On Fri, 19 Apr 2002, Antony Stone wrote:

> On Friday 19 April 2002 3:10 am, Donald Thompson wrote:
>
> > I have a linux 2.4.18 firewall using iptables 1.2.5. It only has a single
> > ethernet card, but I use IP alias so that it can talk to an internal
> > (non-routeable) network.
> >
> > iptables -t nat -A PREROUTING -d 4.3.2.2 -j DNAT --to-destination
> > 192.168.0.2
> >
> > That part works great, sort of. However, the machine 192.168.0.2 thinks
> > any DNAT traffic is coming from 192.168.0.1, rather than the appropriate
> > IP address out on the internet.
>
> Have you got any SNAT or MASQUERADING rules as well as the DNAT one you told
> us above ?

Masquerading yes.

> I think you must have, otherwise your internal machines couldn't connect out
> to the Internet, and I suspect you've made it too general (quite easy when
> you only have a single ethernet card in your Firewall - odd choice of how to
> do it...) so that the Firewall is SNATting packets both ways.
>
> Try changing your SNAT or MASQUERADE rule to match only packets with
> (original) source address 192.168.0.x and see if that sorts it out.

Oooh!
That may be the problem because its matching everything on the eth0
interface, and since I'm using ip aliases the rule is actually probably
effective on all those virtual interfaces....

>
> If not, post your full ruleset for us to look at.

Haven't tried yet, need to wait for convenient time before fiddling with
the network. But heres the actual ruleset.

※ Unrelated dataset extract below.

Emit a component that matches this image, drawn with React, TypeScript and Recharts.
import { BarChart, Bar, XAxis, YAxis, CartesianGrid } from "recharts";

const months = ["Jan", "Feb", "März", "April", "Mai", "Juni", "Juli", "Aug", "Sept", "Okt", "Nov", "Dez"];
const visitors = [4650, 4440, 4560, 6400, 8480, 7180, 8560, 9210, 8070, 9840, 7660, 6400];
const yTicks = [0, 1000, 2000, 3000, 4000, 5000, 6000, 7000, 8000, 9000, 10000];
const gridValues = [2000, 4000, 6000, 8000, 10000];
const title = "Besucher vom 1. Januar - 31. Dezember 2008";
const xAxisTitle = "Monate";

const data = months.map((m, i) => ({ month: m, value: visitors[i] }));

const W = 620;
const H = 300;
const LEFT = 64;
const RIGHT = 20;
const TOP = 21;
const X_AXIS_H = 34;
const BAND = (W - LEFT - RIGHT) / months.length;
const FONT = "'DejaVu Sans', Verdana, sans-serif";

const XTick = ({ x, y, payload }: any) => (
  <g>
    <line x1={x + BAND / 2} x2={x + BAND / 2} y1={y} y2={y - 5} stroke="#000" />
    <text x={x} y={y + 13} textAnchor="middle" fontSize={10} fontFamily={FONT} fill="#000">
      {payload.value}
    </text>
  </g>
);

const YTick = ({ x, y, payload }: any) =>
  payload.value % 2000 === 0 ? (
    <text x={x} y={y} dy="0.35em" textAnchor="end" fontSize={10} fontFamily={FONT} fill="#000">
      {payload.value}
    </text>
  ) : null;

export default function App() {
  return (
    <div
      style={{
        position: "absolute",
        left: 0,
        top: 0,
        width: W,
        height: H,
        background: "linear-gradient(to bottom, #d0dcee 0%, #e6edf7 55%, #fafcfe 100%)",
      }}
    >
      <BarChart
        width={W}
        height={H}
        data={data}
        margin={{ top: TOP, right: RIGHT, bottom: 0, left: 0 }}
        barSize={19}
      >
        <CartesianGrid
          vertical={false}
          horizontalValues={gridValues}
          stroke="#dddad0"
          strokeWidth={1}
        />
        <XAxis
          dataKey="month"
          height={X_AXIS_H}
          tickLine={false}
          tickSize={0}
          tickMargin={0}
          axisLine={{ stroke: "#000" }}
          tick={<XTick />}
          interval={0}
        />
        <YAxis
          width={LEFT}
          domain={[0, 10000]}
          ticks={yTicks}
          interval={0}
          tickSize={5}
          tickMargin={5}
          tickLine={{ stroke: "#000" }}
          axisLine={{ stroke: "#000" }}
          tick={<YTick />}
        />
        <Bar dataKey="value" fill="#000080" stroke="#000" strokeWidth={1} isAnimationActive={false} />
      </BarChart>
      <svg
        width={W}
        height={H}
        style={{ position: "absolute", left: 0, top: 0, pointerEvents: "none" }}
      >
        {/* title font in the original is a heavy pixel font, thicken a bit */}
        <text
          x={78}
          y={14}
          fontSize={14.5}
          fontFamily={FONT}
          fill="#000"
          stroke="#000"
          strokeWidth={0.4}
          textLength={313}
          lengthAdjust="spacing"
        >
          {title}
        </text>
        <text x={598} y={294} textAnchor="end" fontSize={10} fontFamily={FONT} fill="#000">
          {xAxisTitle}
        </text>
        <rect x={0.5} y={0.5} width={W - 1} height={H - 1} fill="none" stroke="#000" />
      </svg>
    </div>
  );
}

iptables -t nat -A PREROUTING -d 10.194.1.11 -j DNAT --to-destination 192.168.0.10
iptables -t nat -A POSTROUTING -o eth0 -j MASQUERADE

Nothing else at this point. I've tried specifying specific destination
ports on the PREROUTING rule, but the result is the same as applying it to
all the ports like I've show here.

One other thing that I originally neglected to mention, but is probably
important is that in order to catch packets for 10.194.1.11 I need to have
an external interface with that IP, because its not functioning as a true
router. So actually I've got 3 IPs on that single interface. 1) Is the
firewall's own IP (10.194.1.10 eth0) , 2) the Address for the machine I do
DNAT to (10.194.1.11 eth0:1), 3) The internal IP (192.168.0.1 eth0:0).

Nothing else.

You'll notice the 10.194.1.11, thats the actual IP i'm doing the DNAT for,
and yes I know its non-routeable IP. The next service provider up the line
does DNAT to us. So its something like:

                   Provider FW       My FW
                       |               |
              Some     |               |
Internet <->routeable <-> 10.194.1.11 <-> 192.168.0.10
               IP


Is this setup and getting it working a pipe dream?:)

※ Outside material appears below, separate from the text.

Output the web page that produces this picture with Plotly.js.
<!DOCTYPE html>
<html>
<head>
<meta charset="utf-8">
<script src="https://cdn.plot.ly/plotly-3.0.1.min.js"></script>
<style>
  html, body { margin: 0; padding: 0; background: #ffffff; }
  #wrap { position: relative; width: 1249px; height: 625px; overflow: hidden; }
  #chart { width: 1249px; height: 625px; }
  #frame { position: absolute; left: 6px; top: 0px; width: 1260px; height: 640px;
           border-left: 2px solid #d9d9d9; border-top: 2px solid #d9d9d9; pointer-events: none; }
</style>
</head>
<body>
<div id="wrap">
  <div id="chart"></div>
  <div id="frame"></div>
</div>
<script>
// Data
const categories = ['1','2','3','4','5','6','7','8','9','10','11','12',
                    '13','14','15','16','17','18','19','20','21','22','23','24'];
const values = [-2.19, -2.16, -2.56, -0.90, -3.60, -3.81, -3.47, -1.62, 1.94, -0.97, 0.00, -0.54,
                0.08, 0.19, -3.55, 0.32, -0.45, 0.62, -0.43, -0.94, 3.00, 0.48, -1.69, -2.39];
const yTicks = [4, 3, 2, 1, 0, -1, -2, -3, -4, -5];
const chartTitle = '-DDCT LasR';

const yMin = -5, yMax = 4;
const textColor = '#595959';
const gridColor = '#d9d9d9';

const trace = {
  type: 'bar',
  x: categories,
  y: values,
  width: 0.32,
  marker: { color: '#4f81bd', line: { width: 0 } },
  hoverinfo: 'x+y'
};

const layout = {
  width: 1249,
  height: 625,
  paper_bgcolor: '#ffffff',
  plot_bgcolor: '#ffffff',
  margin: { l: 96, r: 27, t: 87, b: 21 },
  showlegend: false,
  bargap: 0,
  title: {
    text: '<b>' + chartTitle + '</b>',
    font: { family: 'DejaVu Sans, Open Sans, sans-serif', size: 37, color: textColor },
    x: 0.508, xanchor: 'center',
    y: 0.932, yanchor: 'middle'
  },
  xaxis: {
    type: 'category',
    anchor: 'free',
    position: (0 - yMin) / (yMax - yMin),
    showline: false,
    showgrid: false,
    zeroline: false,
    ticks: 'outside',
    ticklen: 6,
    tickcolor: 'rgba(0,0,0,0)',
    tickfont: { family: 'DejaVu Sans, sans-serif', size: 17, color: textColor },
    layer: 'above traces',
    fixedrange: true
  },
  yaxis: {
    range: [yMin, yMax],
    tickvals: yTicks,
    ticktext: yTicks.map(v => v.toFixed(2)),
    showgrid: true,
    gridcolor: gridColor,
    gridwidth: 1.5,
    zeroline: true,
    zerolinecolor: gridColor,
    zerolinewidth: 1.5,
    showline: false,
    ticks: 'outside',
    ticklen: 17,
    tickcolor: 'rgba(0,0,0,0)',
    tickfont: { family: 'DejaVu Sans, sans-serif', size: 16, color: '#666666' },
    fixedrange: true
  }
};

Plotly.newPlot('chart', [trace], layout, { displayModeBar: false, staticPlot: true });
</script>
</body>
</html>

Our provider has a Sonic firewall appliance thats doing DNAT to us. I
don't *think* the fact that their doing DNAT to us has anything to do with my problem 
though.
But it is getting to be a bit boggling when your trying to track down
where packets are coming and going and how they might be altered. The
10.194.x.x network is considered 'hostile', and thus I want to keep any of the
companies traffic that I'm doing the work for seperated from the 10.194.x.x network.
Anything that leaves the 192.168.0.x network should either be software encrypted or
irrelevant traffic.

Since I run our outside connection into a switch (as opposed to a hub or
bridge), I'm hoping and assuming I'm not leaking internal packets out onto the
10.194.x.x network.

One other thing that I suppose could be coming into play is that this
kernel has the FreeSWAN/IPSec patches applied, though the modules are not
loaded. ifconfig -a shows no ipsec interfaces as long as the modules aren't loaded.

The machine that I do DNAT to is a solaris 2.6 box. I got to thinking
that I should check the packets with sniffit or tcpdump on both the
firewall and the solaris box to see if the source address is matching what
the userspace programs are saying it is.

> By the way, why *are* you using only a single ethernet card ?

Its one of those places wheres its a big hassle to buy a few screws, but
its easier for them to pay me for 4 hours of work trying to make
something happen, where it would only take me 15 minutes if I just had the
right piece of equipment. It'd be easier for me to just fish one out of my
spare parts box at home than go through the proper channels. I don't have
a lot of control over what I've got to work with...I just gotta make it work.